The Escherichia coli Min system, composed of the proteins MinC, MinD, and MinE, is crucial for directing septum formation at mid-cell. MinD has also been shown to bind DNA in a non-sequence-specific manner and to tether plasmid DNA to liposomes. A role for the Min system in chromosome segregation has been proposed, whereby repeated, transient membrane-tethering events mediated by MinD could help prevent backward movements of the duplicated chromosomes once entropic forces weaken. However, the contribution of the other Min proteins to DNA binding has remained unclear.

Here, we demonstrate that DNA binding is strongly enhanced when MinD and MinC form a complex, while MinE and FtsZ (at high concentrations) interfere with this binding. We reveal a critical role for the linker connecting MinC’s N- and C-terminal domains in both DNA binding and inhibition of FtsZ polymerization.
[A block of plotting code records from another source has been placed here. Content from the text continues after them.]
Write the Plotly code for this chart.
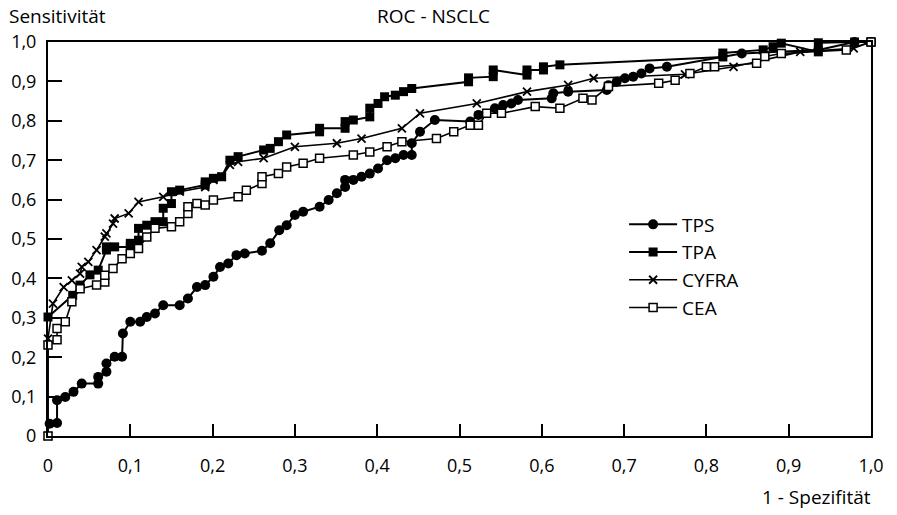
import plotly.graph_objects as go

# ---- data ----
tps_x = [0.002, 0.011, 0.011, 0.021, 0.031, 0.041, 0.061, 0.061, 0.071, 0.071, 0.081, 0.09, 0.091, 0.10, 0.112,
         0.12, 0.13, 0.14, 0.16, 0.17, 0.181, 0.191, 0.201, 0.209, 0.219, 0.229, 0.239, 0.26, 0.27, 0.281, 0.29,
         0.30, 0.31, 0.33, 0.341, 0.351, 0.361, 0.361, 0.371, 0.381, 0.391, 0.401, 0.412, 0.422, 0.432, 0.442,
         0.442, 0.452, 0.47, 0.513, 0.523, 0.543, 0.553, 0.563, 0.571, 0.612, 0.614, 0.632, 0.679, 0.681, 0.691,
         0.701, 0.711, 0.721, 0.731, 0.752, 0.843, 0.936, 0.98, 1.0]
tps_y = [0.031, 0.033, 0.091, 0.099, 0.112, 0.133, 0.133, 0.15, 0.163, 0.184, 0.201, 0.201, 0.26, 0.29, 0.29,
         0.302, 0.311, 0.332, 0.332, 0.349, 0.378, 0.383, 0.404, 0.429, 0.438, 0.459, 0.463, 0.47, 0.489, 0.522, 0.535,
         0.561, 0.569, 0.582, 0.599, 0.616, 0.632, 0.65, 0.65, 0.658, 0.666, 0.679, 0.70, 0.705, 0.713, 0.713,
         0.743, 0.772, 0.802, 0.798, 0.815, 0.832, 0.84, 0.844, 0.853, 0.857, 0.87, 0.874, 0.878, 0.89, 0.899,
         0.908, 0.912, 0.92, 0.933, 0.937, 0.971, 0.98, 1.0, 1.0]

tpa_x = [0.0, 0.03, 0.039, 0.051, 0.061, 0.071, 0.071, 0.081, 0.10, 0.10, 0.11, 0.11, 0.12, 0.13, 0.14, 0.14,
         0.15, 0.15, 0.16, 0.191, 0.191, 0.201, 0.211, 0.221, 0.231, 0.262, 0.27, 0.28, 0.29, 0.33, 0.33, 0.361,
         0.361, 0.371, 0.391, 0.391, 0.401, 0.409, 0.422, 0.432, 0.442, 0.511, 0.511, 0.541, 0.541, 0.582, 0.582,
         0.602, 0.602, 0.622, 0.82, 0.82, 0.869, 0.881, 0.891, 0.936, 0.936, 0.98, 1.0]
tpa_y = [0.302, 0.357, 0.383, 0.409, 0.421, 0.472, 0.48, 0.48, 0.48, 0.489, 0.497, 0.527, 0.535, 0.544, 0.544, 0.578,
         0.59, 0.62, 0.624, 0.637, 0.645, 0.654, 0.658, 0.70, 0.709, 0.726, 0.73, 0.747, 0.764, 0.772, 0.781, 0.781,
         0.798, 0.802, 0.81, 0.832, 0.844, 0.861, 0.865, 0.874, 0.882, 0.899, 0.909, 0.912, 0.929, 0.916, 0.929,
         0.929, 0.937, 0.942, 0.962, 0.972, 0.98, 0.988, 0.997, 0.975, 0.998, 1.0, 1.0]

cyfra_x = [0.0, 0.0, 0.006, 0.019, 0.029, 0.039, 0.041, 0.049, 0.059, 0.069, 0.071, 0.079, 0.081, 0.098, 0.11,
           0.14, 0.16, 0.191, 0.201, 0.211, 0.221, 0.231, 0.262, 0.30, 0.351, 0.381, 0.43, 0.452, 0.521, 0.582,
           0.632, 0.663, 0.774, 0.833, 0.914, 0.979, 1.0]
cyfra_y = [0.0, 0.247, 0.336, 0.378, 0.395, 0.412, 0.429, 0.442, 0.472, 0.506, 0.514, 0.539, 0.552, 0.565, 0.594,
           0.607, 0.62, 0.632, 0.65, 0.658, 0.688, 0.696, 0.705, 0.734, 0.743, 0.755, 0.781, 0.819, 0.844, 0.874,
           0.891, 0.908, 0.918, 0.937, 0.975, 0.984, 1.0]

cea_x = [0.0, 0.0, 0.011, 0.011, 0.021, 0.029, 0.039, 0.059, 0.069, 0.069, 0.079, 0.09, 0.10, 0.11, 0.12, 0.13,
         0.15, 0.16, 0.17, 0.17, 0.181, 0.191, 0.201, 0.231, 0.241, 0.26, 0.26, 0.28, 0.29, 0.31, 0.33, 0.371,
         0.391, 0.412, 0.43, 0.472, 0.493, 0.513, 0.523, 0.533, 0.551, 0.592, 0.622, 0.65, 0.661, 0.681, 0.742,
         0.762, 0.78, 0.80, 0.81, 0.861, 0.871, 0.891, 0.97, 1.0]
cea_y = [0.0, 0.231, 0.244, 0.273, 0.29, 0.341, 0.374, 0.383, 0.391, 0.408, 0.425, 0.45, 0.463, 0.476, 0.505, 0.527,
         0.531, 0.544, 0.565, 0.582, 0.59, 0.586, 0.599, 0.607, 0.624, 0.641, 0.658, 0.666, 0.683, 0.692, 0.705, 0.713,
         0.721, 0.734, 0.747, 0.755, 0.772, 0.789, 0.789, 0.819, 0.819, 0.836, 0.832, 0.857, 0.853, 0.887, 0.895,
         0.903, 0.92, 0.937, 0.937, 0.946, 0.963, 0.971, 0.98, 1.0]

tick_vals = [0, 0.1, 0.2, 0.3, 0.4, 0.5, 0.6, 0.7, 0.8, 0.9, 1.0]
tick_text = ["0", "0,1", "0,2", "0,3", "0,4", "0,5", "0,6", "0,7", "0,8", "0,9", "1,0"]

FONT = "Open Sans"
FS = 18
FS_TXT = 19

fig = go.Figure()
fig.add_trace(go.Scatter(x=tps_x, y=tps_y, name="TPS", mode="lines+markers",
                         line=dict(color="black", width=2),
                         marker=dict(symbol="circle", size=10, color="black"), cliponaxis=False))
fig.add_trace(go.Scatter(x=tpa_x, y=tpa_y, name="TPA", mode="lines+markers",
                         line=dict(color="black", width=2),
                         marker=dict(symbol="square", size=9, color="black"), cliponaxis=False))
fig.add_trace(go.Scatter(x=cyfra_x, y=cyfra_y, name="CYFRA", mode="lines+markers",
                         line=dict(color="black", width=1.6),
                         marker=dict(symbol="x-thin", size=8, color="black",
                                     line=dict(color="black", width=1.8)), cliponaxis=False))
fig.add_trace(go.Scatter(x=cea_x, y=cea_y, name="CEA", mode="lines+markers",
                         line=dict(color="black", width=1.6),
                         marker=dict(symbol="square", size=8, color="white",
                                     line=dict(color="black", width=1.5)), cliponaxis=False))

axis_common = dict(range=[0, 1], tickmode="array", tickvals=tick_vals, ticktext=tick_text,
                   showgrid=False, zeroline=False, showline=True, linecolor="black", linewidth=2,
                   mirror=True, ticks="inside", tickcolor="black", tickwidth=2, automargin=False,
                   tickfont=dict(family=FONT, size=FS, color="black"))

fig.update_layout(
    width=897, height=515,
    margin=dict(l=48, r=26, t=42, b=79, autoexpand=False),
    paper_bgcolor="white", plot_bgcolor="white",
    font=dict(family=FONT, size=FS, color="black"),
    xaxis=dict(**axis_common, ticklen=12, ticklabelstandoff=12),
    yaxis=dict(**axis_common, ticklen=14, ticklabelstandoff=6),
    showlegend=True,
    legend=dict(x=0.700, y=0.585, xanchor="left", yanchor="top", bgcolor="rgba(0,0,0,0)",
                font=dict(family=FONT, size=FS_TXT, color="black"), itemwidth=48,
                tracegroupgap=0),
    annotations=[
        dict(text="Sensitivität", xref="paper", yref="paper", x=-41 / 823, y=(436 - 16) / 394,
             xanchor="left", yanchor="middle", showarrow=False, font=dict(family=FONT, size=FS_TXT)),
        dict(text="ROC - NSCLC", xref="paper", yref="paper", x=(433 - 48) / 823, y=(436 - 16) / 394,
             xanchor="center", yanchor="middle", showarrow=False, font=dict(family=FONT, size=FS_TXT)),
        dict(text="1 - Spezifität", xref="paper", yref="paper", x=(873 - 48) / 823, y=(436 - 497) / 394,
             xanchor="right", yanchor="middle", showarrow=False, font=dict(family=FONT, size=FS_TXT)),
    ],
)

# remove the default 8 px page margin so the figure fills the window exactly
fig.write_html("out.html", config={"displayModeBar": False},
               post_script="document.body.style.margin='0';document.body.style.overflow='hidden';")
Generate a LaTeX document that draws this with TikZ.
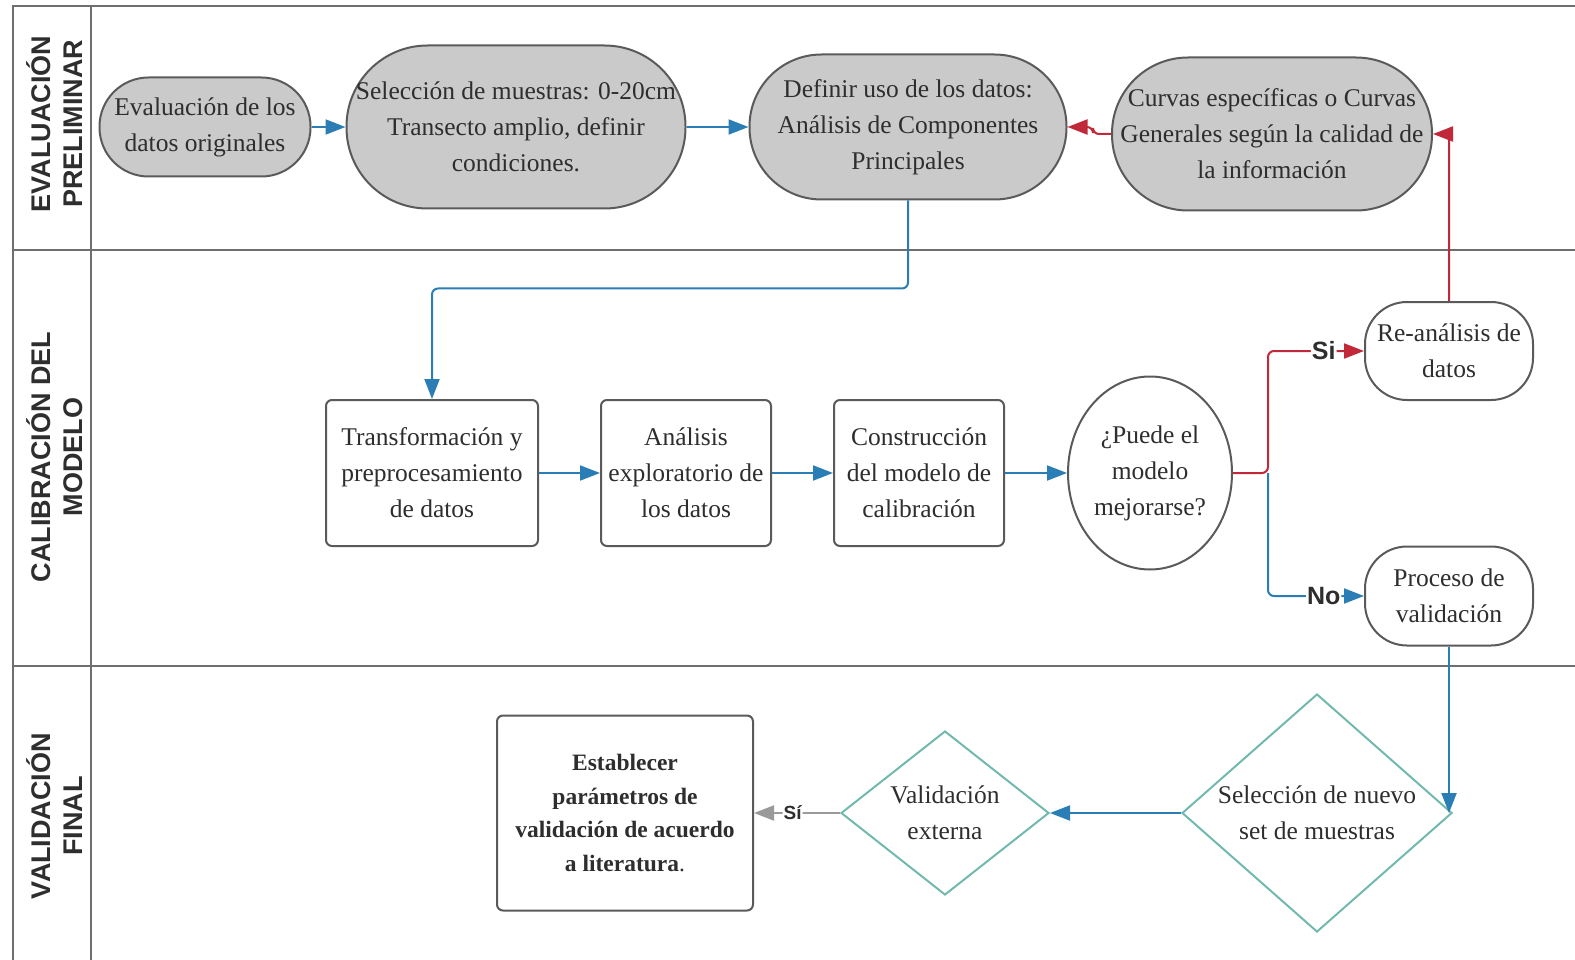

E. coli strains expressing MinC linker variants from the native locus, in combination with the alpha subunit of HU tagged with GFP, display chromosomes that appear more spread throughout the cell. This phenotype could reflect reduced compaction, chromosome segregation defects, or a combination of both.

These findings suggest a previously unrecognized role for the MinC linker in DNA binding and provide new insights into a potential physiological role of MinCD-DNA bnding in chromosome organization and/or dynamics.